Le plus grand procès antimafia mené depuis les années 1980 (à l’époque, le procès de Palerme de 1986 avait considérablement affaibli Cosa Nostra en Sicile) diligenté contre la ‘Ndrangheta va se tenir à partir de janvier en Italie. Un juge a mis en examen 444 personnes suspectées d’être des « initiés » (les « affranchis ») ou des « associés » (qui ne sont pas membres de la mafia; ils sont désignés dans le langage de la ‘Ndrangheta de « contrasti honorati ») de la ‘Ndrangheta. Les chefs d’inculpation sont tentatives de meurtres, extorsions, blanchiment d’argent sale et trafic de drogues.

La première audience débutera le 13 janvier pour 355 accusés. 89 autres prévenus acceptant une comparution accélérée, seront jugés à partir du 27 janvier. Cette dernière procédure permet d’alléger les condamnations si les prévenus sont reconnus coupables.
L’affaire avait débuté en 2019 quand les forces de sécurité avaient mené la plus grande opération policière de l’histoire italienne récente arrêtant 334 personnes, dont des élus, des avocats, des greffiers, des comptables, des fonctionnaires, etc. Alors que les procès des années 1980 contre Cosa Nostra visaient les principaux chefs de clans et les « affranchis », cette fois ce sont en grande partie les « associés » et, en particulier ceux qui se livrent à la criminalité en col blanc, qui sont ciblés.
L’objectif de la justice italienne est de tenter de diminuer l’infiltration de la société civile par la mafia en punissant lourdement ses « associés ». Pour pouvoir accueillir ce procès monstre dans des conditions de sécurité correctes, un tribunal spécial a été édifié dans la ville de Lamezia Terme en Calabre.

La ‘Ndrangheta dite « mafia calabraise » profitant d’une relative discrétion, car aucun repenti de haut niveau n’est venu se présenter à la justice, est progressivement devenue la mafia la plus importante d’Italie(1). Selon le FBI, elle est même l’une des cinq Organisations criminelles transnationales (OCT) les plus puissantes au monde, voire la numéro un(2).
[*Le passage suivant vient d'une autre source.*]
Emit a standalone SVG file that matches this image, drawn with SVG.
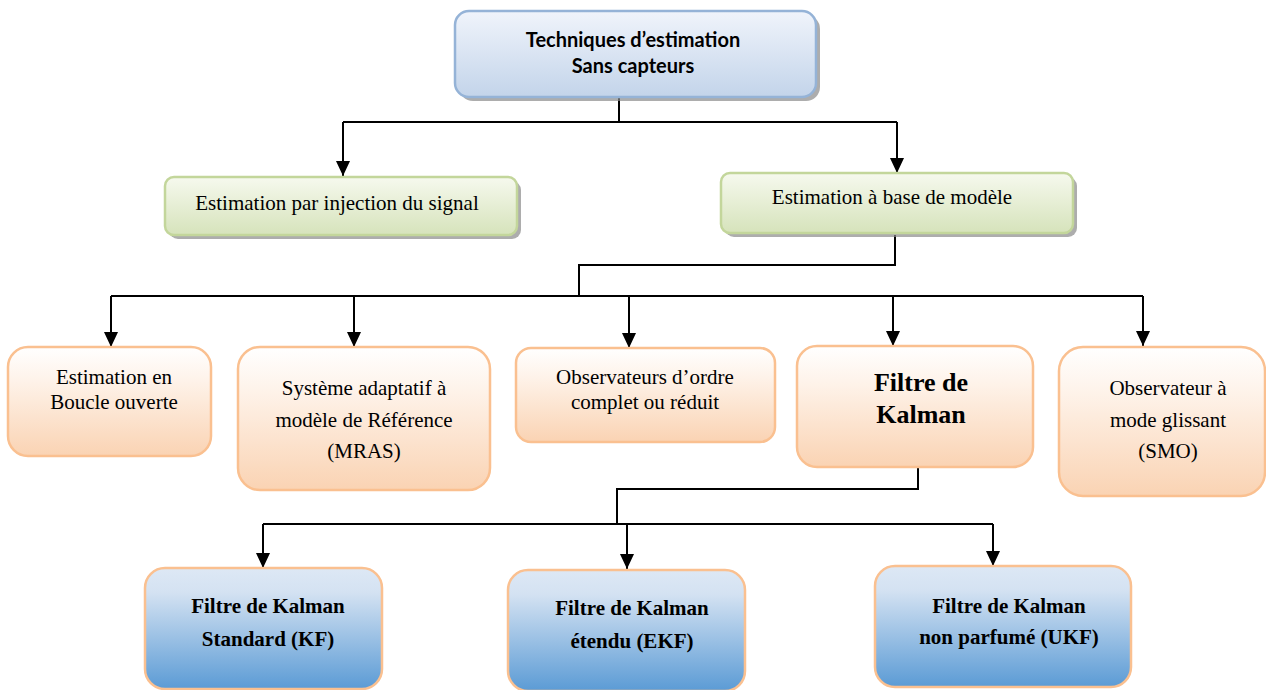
<svg xmlns="http://www.w3.org/2000/svg" width="1266" height="690" viewBox="0 0 1266 690">
<defs>
<linearGradient id="gTop" x1="0" y1="0" x2="0" y2="1"><stop offset="0" stop-color="#f0f4fb"/><stop offset="1" stop-color="#c3d4ea"/></linearGradient>
<linearGradient id="gGreen" x1="0" y1="0" x2="0" y2="1"><stop offset="0" stop-color="#f6f9ee"/><stop offset="1" stop-color="#d6e3bb"/></linearGradient>
<linearGradient id="gOrange" x1="0" y1="0" x2="0" y2="1"><stop offset="0" stop-color="#ffffff"/><stop offset="0.3" stop-color="#fef3ea"/><stop offset="1" stop-color="#fad3b3"/></linearGradient>
<linearGradient id="gBlue" x1="0" y1="0" x2="0" y2="1"><stop offset="0" stop-color="#dde8f5"/><stop offset="0.2" stop-color="#d4e2f2"/><stop offset="1" stop-color="#5b9bd5"/></linearGradient>
<marker id="arr" viewBox="0 0 15 14" refX="15" refY="7" markerWidth="15" markerHeight="14" markerUnits="userSpaceOnUse" orient="auto"><path d="M0,0 L15,7 L0,14 Z" fill="#000"/></marker>
</defs>
<style>
.conn{fill:none;stroke:#000;stroke-width:2}
.top{fill:url(#gTop);stroke:#95b3d7;stroke-width:2.5}
.green{fill:url(#gGreen);stroke:#c3d69b;stroke-width:2.5}
.orange{fill:url(#gOrange);stroke:#fac090;stroke-width:2.5}
.blue{fill:url(#gBlue);stroke:#fac090;stroke-width:2.5}
.shadow{fill:#8a8a8a;opacity:0.7}
text{font-family:'Liberation Serif','Times New Roman',serif;fill:#000;text-anchor:middle}
.t{font-size:21px}
.tb{font-size:21px;font-weight:bold}
.tk{font-size:26px;font-weight:bold}
.tc{font-family:Lato,'Open Sans',sans-serif;font-size:20px;font-weight:bold}
</style>
<g id="connectors">
<path class="conn" d="M619,98 V122"/>
<path class="conn" d="M343,122 H897"/>
<path class="conn" d="M343,122 V176" marker-end="url(#arr)"/>
<path class="conn" d="M897,122 V173" marker-end="url(#arr)"/>
<path class="conn" d="M895,235 V265 H579 V296"/>
<path class="conn" d="M111,296 H1143"/>
<path class="conn" d="M111,296 V347" marker-end="url(#arr)"/>
<path class="conn" d="M354,296 V347" marker-end="url(#arr)"/>
<path class="conn" d="M629,296 V348" marker-end="url(#arr)"/>
<path class="conn" d="M893,296 V346" marker-end="url(#arr)"/>
<path class="conn" d="M1143,296 V346" marker-end="url(#arr)"/>
<path class="conn" d="M918,467 V489 H617 V524"/>
<path class="conn" d="M263,524 H993"/>
<path class="conn" d="M263,524 V568" marker-end="url(#arr)"/>
<path class="conn" d="M627,524 V569" marker-end="url(#arr)"/>
<path class="conn" d="M993,524 V566" marker-end="url(#arr)"/>
</g>
<g id="n-top">
<rect class="shadow" x="459" y="15" width="361" height="86" rx="14"/>
<rect class="top" x="455" y="11" width="361" height="86" rx="14"/>
<text class="tc" x="633" y="47">Techniques d’estimation</text>
<text class="tc" x="633" y="73">Sans capteurs</text>
</g>
<g id="n-injection">
<rect class="shadow" x="169" y="181" width="352" height="58" rx="9"/>
<rect class="green" x="165" y="177" width="352" height="58" rx="9"/>
<text class="t" x="337" y="210">Estimation par injection du signal</text>
</g>
<g id="n-modele">
<rect class="shadow" x="725" y="177" width="352" height="60" rx="9"/>
<rect class="green" x="721" y="173" width="352" height="60" rx="9"/>
<text class="t" x="892" y="204">Estimation à base de modèle</text>
</g>
<g id="n-boucle">
<rect class="orange" x="8" y="347" width="203" height="109" rx="20"/>
<text class="t" x="114" y="384">Estimation en</text>
<text class="t" x="114" y="409">Boucle ouverte</text>
</g>
<g id="n-mras">
<rect class="orange" x="238" y="347" width="252" height="143" rx="22"/>
<text class="t" x="364" y="395">Système adaptatif à</text>
<text class="t" x="364" y="427">modèle de Référence</text>
<text class="t" x="364" y="458">(MRAS)</text>
</g>
<g id="n-obs">
<rect class="orange" x="516" y="348" width="259" height="94" rx="15"/>
<text class="t" x="645" y="384">Observateurs d’ordre</text>
<text class="t" x="645" y="409">complet ou réduit</text>
</g>
<g id="n-kalman">
<rect class="orange" x="797" y="346" width="236" height="121" rx="20"/>
<text class="tk" x="921" y="391">Filtre de</text>
<text class="tk" x="921" y="423">Kalman</text>
</g>
<g id="n-smo">
<rect class="orange" x="1059" y="347" width="206" height="149" rx="24"/>
<text class="t" x="1168" y="395">Observateur à</text>
<text class="t" x="1168" y="427">mode glissant</text>
<text class="t" x="1168" y="458">(SMO)</text>
</g>
<g id="n-kf">
<rect class="blue" x="145" y="568" width="237" height="121" rx="20"/>
<text class="tb" x="268" y="613">Filtre de Kalman</text>
<text class="tb" x="268" y="646">Standard (KF)</text>
</g>
<g id="n-ekf">
<rect class="blue" x="508" y="570" width="237" height="121" rx="20"/>
<text class="tb" x="632" y="615">Filtre de Kalman</text>
<text class="tb" x="632" y="648">étendu (EKF)</text>
</g>
<g id="n-ukf">
<rect class="blue" x="875" y="566" width="256" height="121" rx="20"/>
<text class="tb" x="1009" y="613">Filtre de Kalman</text>
<text class="tb" x="1009" y="644">non parfumé (UKF)</text>
</g>
</svg>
Selon INTERPOL, il y a longtemps que cette mafia a étendu son influence sur l’ensemble de l’Italie puis en Europe (avec une prédilection pour l’Allemagne, la Belgique et l’Espagne), au Maroc puis en Turquie, en Irak, en Thaïlande, en Australie et enfin sur le continent américain. Son chiffre d’affaires est estimé à environ 50/60 milliards d’euros par an.

La ‘Ndrangheta a abandonné l’industrie de l’enlèvement dans les années 1980 car jugée comme une activité présentant un mauvais rapport coût/efficacité. Elle se livre à tous les autres trafics avec une prédilection pour ceux de drogues, des êtres humains (elle aurait « investi » le marché libyen), des déchets toxiques (plus d’une trentaine de navires chargés de déchets radioactifs auraient été coulés au large de l’Italie). Présente depuis longtemps dans le domaine de la santé et des prêts usuraires, elle espère tirer d’immenses profits de la crise provoquée par la Covid-19.

La majorité des entreprises situées en Calabre dépend plus ou moins directement de la ‘Ndrangheta, les autres ayant dû depuis longtemps plier bagage, car le « pizzo » (l’ « impôt » mafieux) exigé était trop important. Pour blanchir les sommes colossales qui proviennent de ses activités criminelles, cette mafia a infiltré l’économie légale en Europe et en particulier celle ayant trait à l’immobilier.

Elle est organisée en  » ‘ndrine » ou « cosche » autour de familles très hiérarchisées et traditionalistes qui seraient regroupées en quelques 166 « Locali » (clans). Depuis la fin des années 1990, afin de tenter de mettre un terme aux guerres internes incessantes, un organisme de coordination a été créé sous la forme de la « Coupole » de Cosa Nostra : la « Provincia » ou « Crimine » présidée par un « Capo Crimine » élu chaque année. Cet organisme n’a pas de puissance hiérarchique verticale, mais est une sorte de tribunal de paix dont le but est d’apaiser les tensions pour que les « affaires » puissent se poursuivre sereinement.

1. Il y en a quatre autres : la Camorra napolitaine, Cosa Nostra sicilienne, la Sacra Corona Unita des Pouilles et la Stidda également sicilienne.
2. Les autres sont le Cartel de Jalisco Nouvelle Génération (CJNG) mexicain qui a détrôné le cartel de Sinaloa au sein du « top five ». Ce dernier comprend aussi les yakusas japonais de Yamaguchi Gumi, la mafia moscovite Solnseskaya Bratva (actuellement en recherche de chef, elle pourrait être rétrogradée dans l’avenir) et la Camorra napolitaine.